Mas como eles conseguem fazer isso tudo? Qual é o segredo de Flores da Cunha, a futura capital nacional do cinema? Claro que tem uma explicação muito simples. Há onze anos eles criaram uma fórmula de ensino e cultura audiovisual muito promissora que só nos últimos anos começou a mostrar resultados. Isso parece um pouco com o processo de fermentação da uva para fazer os vinhos maravilhosos que encontramos naquela região. A combinação dos ingredientes começou a ser feita em 1998 com a criação do Astro. Nos primeiros anos, os filmes eram muito parecidos com o que normalmente se encontra nas mostras estudantis. Faltava domínio de linguagem, o som era captado direto do microfone da câmera, o roteiro repleto de piadas internas, diálogos de péssima qualidade, enfim, mal conseguiam estruturar uma história com começo, meio e fim e que pudesse ser entendida por uma pessoa que não tivesse participado das filmagens. Esses filmes eram (e ainda são) exibidos no salão paroquial, com espaço para 1500 espectadores da cidade. A fermentação provocada pelo festival começou a fazer efeito lentamente, a cada ano os alunos assistiam as produções dos colegas e já começavam a pensar nos filmes do ano seguinte. OK, até aí nada de novo, pois essa é a função dos festivais. Apenas isso não seria suficiente para produzir vinhos finos.

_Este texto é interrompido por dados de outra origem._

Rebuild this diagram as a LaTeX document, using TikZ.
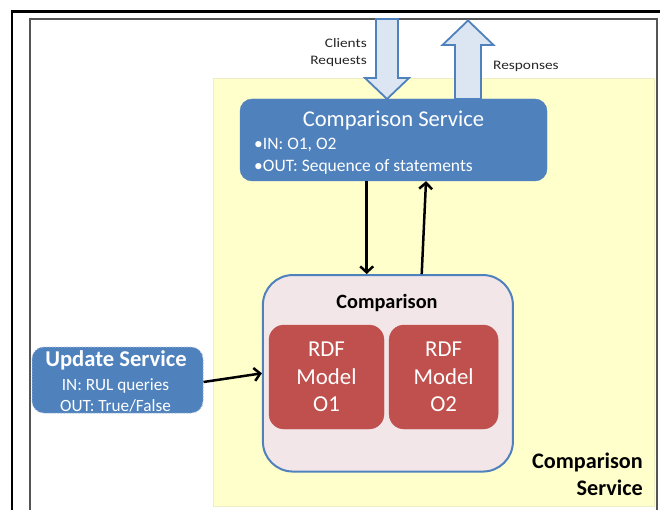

Em 2005, sete anos depois do primeiro Astro, surge o Núcleo de Produção Audiovisual (NPAV) como resultado de um convênio de 160 mil Euros entre a União Européia e a Prefeitura de Flores da Cunha, sendo 70% provenientes do organismo internacional e 30% como contra-partida do município. Dentro da proposta lançada pela União Européia, o NPAV passaria a abrigar projetos que desenvolvam produções audiovisuais com temas vinculados à imigração italiana. A idéia é que futuramente o núcleo se transforme numa escola de audiovisual, oferecendo cursos de extensão e graduação. A pré-existência do Astro foi fundamental para firmar a parcereia com a União Européia. Com o núcleo, os alunos puderam dispor de equipamentos profissionais de captação de som e imagem, além de equipamento de edição. Bem, com isso a infra-estrutura estava garantida. Mas, quem trabalha na área sabe muito bem que nenhum equipamento, por mais caro e moderno que seja, garante a criação de bons filmes. Faltava a qualificação das pessoas e dos processos. O Juliano Carpeggiani, um dos criadores do Astro e coordenador do NPAV, passou a organizar e ministrar uma série de oficinas de cinema, promovendo uma integração entre o núcleo e o Colégio Estadual São Rafael, a escola que abriga o festival. Os alunos do São Rafael passaram então a fazer oficinas de cinema no NPAV e ainda contavam com a supervisão dos profissionais na realização dos curtas. Isso até 2008. A partir de 2009 os alunos apenas fizeram as oficinas e aprenderam a utilizar os equipamentos. Os curtas deste ano, portanto, foram feitos totalmente (de ponta a ponta) pelos estudantes. A maioria já contava com dois vídeos no currículo e 10 edições do festival como espectadores. Enfim, o vinho está pronto para ser degustado. Uma delícia por sinal.